Mars-Jones is taking an immense risk here and in the previous books. There’s no doubt that when a novelist has previously ventured into the territory of a narrator minutely describing his own physical movements, interspersed with extensive speculation and spiritual cogitation, it has usually been for the purpose of rather mean-spirited mockery. One thinks of Augustus Carp lovingly describing his unmatched skill in playing Nuts in May, due to his painfully flat feet.

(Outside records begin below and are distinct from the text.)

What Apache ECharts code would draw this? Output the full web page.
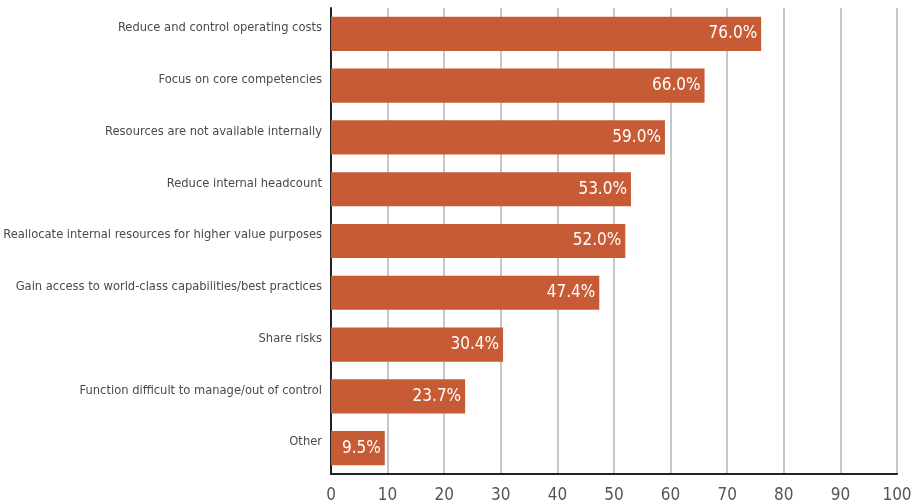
<!DOCTYPE html>
<html>
<head>
<meta charset="utf-8">
<script src="https://cdn.jsdelivr.net/npm/echarts@6/dist/echarts.min.js"></script>
<style>
  html, body { margin: 0; padding: 0; background: #fff; }
  #chart { width: 913px; height: 504px; }
</style>
</head>
<body>
<div id="chart"></div>
<script>
// Reasons for outsourcing, top to bottom
var categories = [
  'Reduce and control operating costs',
  'Focus on core competencies',
  'Resources are not available internally',
  'Reduce internal headcount',
  'Reallocate internal resources for higher value purposes',
  'Gain access to world-class capabilities/best practices',
  'Share risks',
  'Function difficult to manage/out of control',
  'Other'
];
var percentages = [76.0, 66.0, 59.0, 53.0, 52.0, 47.4, 30.4, 23.7, 9.5];
var tickValues = [0, 10, 20, 30, 40, 50, 60, 70, 80, 90, 100];

var FONT = '"Liberation Sans Narrow", "DejaVu Sans Condensed", sans-serif';

var chart = echarts.init(document.getElementById('chart'), null, { renderer: 'canvas' });
chart.setOption({
  animation: false,
  grid: { left: 331, right: 16, top: 8, bottom: 30, containLabel: false, outerBoundsMode: 'none' },
  xAxis: {
    type: 'value',
    min: tickValues[0],
    max: tickValues[tickValues.length - 1],
    interval: 10,
    axisLine: { show: true, lineStyle: { color: '#222', width: 2 } },
    axisTick: { show: false },
    axisLabel: { color: '#555', fontFamily: FONT, fontSize: 17, margin: 13 },
    splitLine: { show: true, lineStyle: { color: '#b4b4b8', width: 1.5 } }
  },
  yAxis: {
    type: 'category',
    inverse: true,
    data: categories,
    axisLine: { show: true, onZero: false, lineStyle: { color: '#222', width: 2 } },
    axisTick: { show: false },
    axisLabel: {
      color: '#4a4a4a',
      fontFamily: FONT,
      fontSize: 12.8,
      margin: 9,
      verticalAlign: 'bottom',
      lineHeight: 12
    }
  },
  series: [{
    type: 'bar',
    data: percentages,
    barCategoryGap: '34%',
    itemStyle: { color: '#c75b35' },
    label: {
      show: true,
      position: 'insideRight',
      offset: [1, 0],
      color: '#fff',
      fontFamily: FONT,
      fontSize: 17,
      formatter: function (p) { return p.value.toFixed(1) + '%'; }
    }
  }]
});
</script>
</body>
</html>
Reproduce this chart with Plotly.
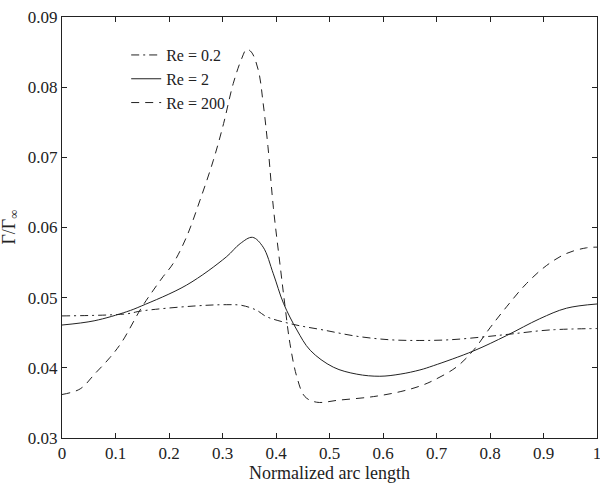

Cromer tests our patience, but almost never our sympathy, with his extensive digressions on whether undertakers, even if quite sexy, should ever have suntans; the sanity of parrots; when ‘mummy’ becomes ‘mum’ as a form of address, and a thousand other things. But these cheerful meanderings are what he calls ‘apophatic’, the attempt to describe something by eliminating the irrelevant. (Cromer’s example is Auden’s question whether the odour of love reminds one of llamas.) The piling up of intricate everyday detail brings the reader closer to the ineffable and ultimately unstatable truth.

At least that’s the suggestion. I like my patience being tested, or what is patience for? And many of the greatest novels have something exasperating about them, from Clarissa to Bouvard et Pécuchet to Der Zauberberg. In his remarkably wilful and unfailingly interesting career, Mars-Jones has often tried to persuade us into a particular and perhaps unaccustomed reading practice. His first book, Lantern Lecture and Other Stories, works best if the reader sets it down frequently, sipping from it like a dowager. His remarkable circling memoir of his father, Kid Gloves, requires to be read in the opposite way, in a single long sitting, flirting with the experience of boredom it finally admits characterised encounters with its subject. His thrilling short novel of sexual obsession, Box Hill, must not be set down before finishing it: the evocation of inescapable ownership must work on the reader as well.

In these latest sunny, ludicrous, challenging novels, the readerly experience might best take place over a year or more, ten pages a day, not missing a single word – like Dietrich Bonhoeffer in his prison cell with nothing to read but that exasperatingly intricate and fascinatingly boring novel, Adalbert Stifter’s Witiko. It is much more like writing a novel, adding one tiny detail on top of another, than reading one. Some of those details are excruciatingly funny, such as Cromer in his wheelchair getting on top of the challenges of gay cruising in public toilets, and some are detailed accounts of Hindu mysticism or how annoyingly heavy the doors of public phone boxes were.

In a book so dedicated to the period moment and mostly so gloriously evocative, I think one might be justified in pointing out the occasional anachronism. Mr Humphries of Are You Being Served was not yet known to the world in 1973. Nor was Fybogel, the constipation cure. (There is so much about bowel movements that one childishly hopes Mars-Jones will one day call a future punctuation-themed volume Colon.) On a point of accuracy, a twinset is not a ‘matching skirt and cardigan’ but a matching cardigan and jersey underneath. Come to think of it, those corrections sum up the unique atmosphere of the whole immense project rather well.